II. Do Sinai a Moab (10,11-21,35).
Os acontecimentos mais importantes desta segunda parte estão marcados por etapas
geográficas, algumas das quais são difíceis de identificar. Descreve-se a
caminhada directa para Cadés-Barnea, mesmo na fronteira sul de Canaã e, depois,
a inflexão para oriente e a errância penosa durante quarenta anos através do
deserto até à chegada a Moab, já na fronteira da Terra Prometida.
III. Na região de Moab (22,1-36,13). Começando com a bênção de Balaão, as narrativas
desta terceira parte apresentam um novo recenseamento dos israelitas, descrevem
a nomeação de Josué para substituir Moisés, contêm algumas prescrições de
carácter cultual, narram a luta contra os madianitas e a partilha de Canaã com
a instalação das tribos de Rúben, Gad e parte de Manassés em Guilead, na
Transjordânia, e a recapitulação das etapas do Êxodo.
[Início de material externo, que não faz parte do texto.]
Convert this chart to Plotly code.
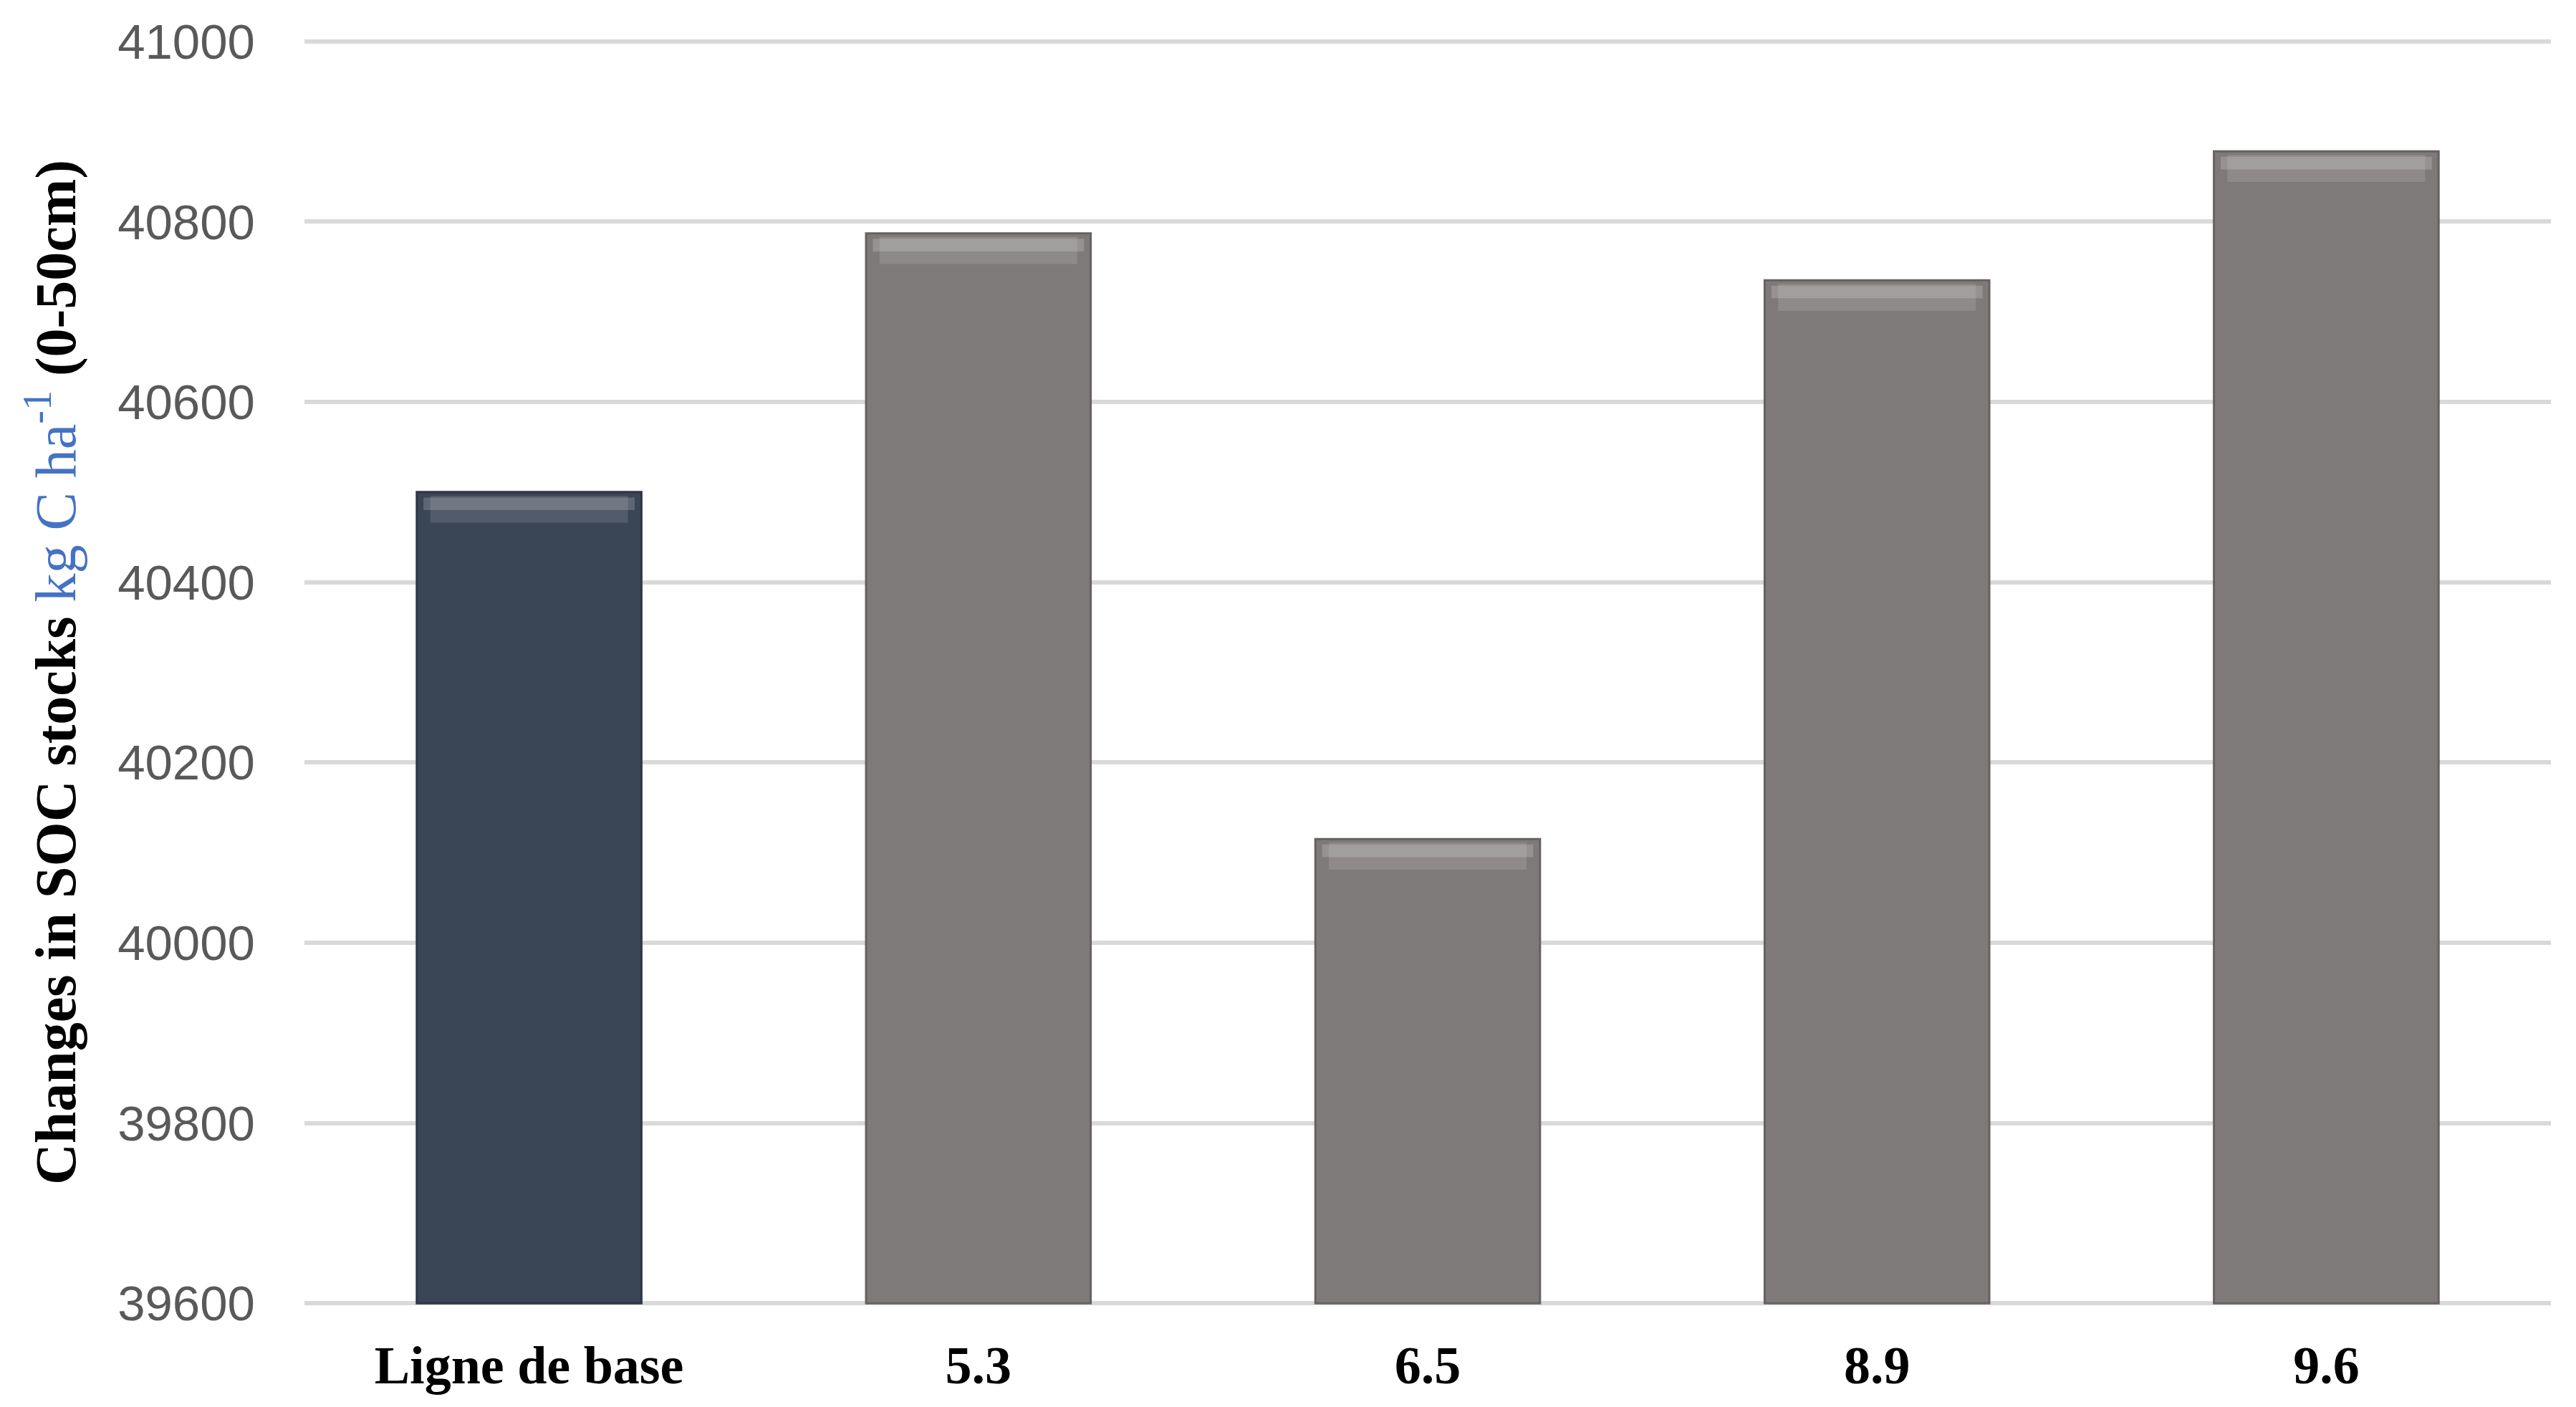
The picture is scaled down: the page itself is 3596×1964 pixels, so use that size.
import plotly.graph_objects as go

categories = ["Ligne de base", "5.3", "6.5", "8.9", "9.6"]
soc_values = [40500, 40787, 40115, 40735, 40878]
bar_colors = ["#3A4555", "#7E7A79", "#7E7A79", "#7E7A79", "#7E7A79"]
edge_colors = ["#2E3744", "#666261", "#666261", "#666261", "#666261"]
tick_vals = [39600, 39800, 40000, 40200, 40400, 40600, 40800, 41000]
tick_text = ["39600", "39800", "40000", "40200", "40400", "40600", "40800", "41000"]

bevel_outer = 34  # data units for top highlight band
bevel_inner = 20

fig = go.Figure()
fig.add_trace(go.Bar(
    x=categories, y=[v - 39600 for v in soc_values], base=39600,
    marker=dict(color=bar_colors, line=dict(color=edge_colors, width=3)),
    width=0.5, showlegend=False, hoverinfo="skip", textposition="none",
))
fig.add_trace(go.Bar(
    x=categories, y=[bevel_outer - 4] * len(soc_values), base=[v - bevel_outer for v in soc_values],
    marker=dict(color="rgba(255,255,255,0.12)", line=dict(width=0)),
    width=0.44, showlegend=False, hoverinfo="skip", textposition="none",
))
fig.add_trace(go.Bar(
    x=categories, y=[bevel_inner - 6] * len(soc_values), base=[v - bevel_inner for v in soc_values],
    marker=dict(color="rgba(255,255,255,0.18)", line=dict(width=0)),
    width=0.47, showlegend=False, hoverinfo="skip", textposition="none",
))

fig.update_layout(
    width=3596, height=1964,
    paper_bgcolor="white", plot_bgcolor="white",
    margin=dict(l=417, r=43, t=46, b=149),
    barmode="overlay",
    showlegend=False,
)
fig.update_xaxes(
    showgrid=False, showline=False, zeroline=False,
    tickfont=dict(family="Liberation Serif", size=74, color="black", weight="bold"),
    ticklabelstandoff=33,
)
fig.update_yaxes(
    range=[39597, 41003], tickvals=tick_vals, ticktext=tick_text,
    showgrid=True, gridcolor="#D9D9D9", gridwidth=6,
    zeroline=False, showline=False,
    tickfont=dict(family="Liberation Sans", size=69, color="#595959"),
    ticklabelstandoff=68,
    title=dict(
        text="<b>Changes in SOC stocks </b><span style='color:#4472C4'>kg C ha<sup>-1</sup></span><b> (0-50cm)</b>",
        font=dict(family="Liberation Serif", size=80, color="black"),
        standoff=32,
    ),
)

fig.write_html("out.html")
Como tal, no seu encadeamento histórico, o livro dos
NÚMEROS é inseparável da epopeia do Êxodo. Mas, também nele, é preciso ter
presente que as narrativas foram redigidas bastante depois dos acontecimentos
históricos, à luz da perspectiva da fé e da celebração litúrgica do templo de
Jerusalém, já na Terra Prometida.
A redacção definitiva deste livro deve colocar-se em data
posterior ao exílio da Babilónia. Certas leis, sobretudo, são determinadas pela
prática ritual estabelecida pelos sacerdotes após o Exílio (séc. VI-V). De resto,
só bastante tardiamente, graças a tradições orais muito antigas de proveniência
diversa e a fontes documentais variadas, transmitidas como “memória do passado
histórico”, é que terá sido possível cerzir em unidade literária o conjunto das
leis e a sequência dos acontecimentos.
TEOLOGIA
Como quer que seja, toda a narrativa está articulada
dentro do binómio da fidelidade-infidelidade à Aliança, evidenciando o
movimento quaternário da História da Salvação: o povo peca, Deus castiga, o
povo arrepende-se, Deus perdoa. Nos interlúdios do contrastante claro-escuro
que as tentações acarretam, surge o difícil papel de Moisés, como mediador das
exigências de Deus e advogado das necessidades e angústias do povo; mas, até
ele acaba por sofrer um castigo, sendo privado de entrar na Terra Prometida, já
com ela à vista. É a lei da pedagogia divina, a que até os homens de Deus têm
de se sujeitar.
Afinal, o Livro dos NÚMEROS não é factualmente histórico;
apresenta uma narrativa historicizante de acentuado valor didáctico-pragmático
para que, no drama dos seus antepassados através do deserto, o povo eleito, já
na Terra Prometida, soubesse enfrentar os desafios e as esperanças do seu
futuro, tal como o pagão Balaão, qual profeta inspirado de Israel, o soube
prognosticar (cap. 23-24).
LEITURA CRISTÃ
Este foi um dos livros da Bíblia que não mereceu especial
atenção na tradição da Igreja. No entanto, os modernos estudos sobre a Aliança
e sobre a História da Igreja estão a fazer-lhe justiça. Apesar de não
aparecerem aqui explicitamente alguns dos grandes temas do Pentateuco (Criação,
Eleição, Promessa, Aliança, Lei), o livro dos NÚMEROS é já a realização da
Aliança de Deus com o seu povo, por meio do culto.
O tema da bênção, de que o povo é depositário nos quatro
oráculos de Balaão (23-24), anuncia a eleição da dinastia davídica (24,17).
Importante é ainda o tema da Tenda, lugar da Presença
(Shekkinah) do Senhor, que caminha no meio do seu povo.
O tema do Deserto é também fundamental neste livro e foi
dos que teve maior ressonância, tanto no resto do Antigo Testamento como no
Novo: o povo de Israel, peregrino pelo deserto durante “quarenta anos”,
tornou-se o protótipo do novo povo de Deus, guiado por Jesus Cristo, que também
foi ao deserto (Mt 4,1-11; Mc 1,12-13; Lc 4,1-13). Jesus Cristo é, para este
novo povo liberto, a água viva (20,2-13; e Jo 4,1-26), o verdadeiro maná
(11,6-9; e Jo 6,26-58), a verdadeira serpente de bronze que salva o seu povo
(21,4-9; e Jo 3,13-15; 1 Cor 10,9-11).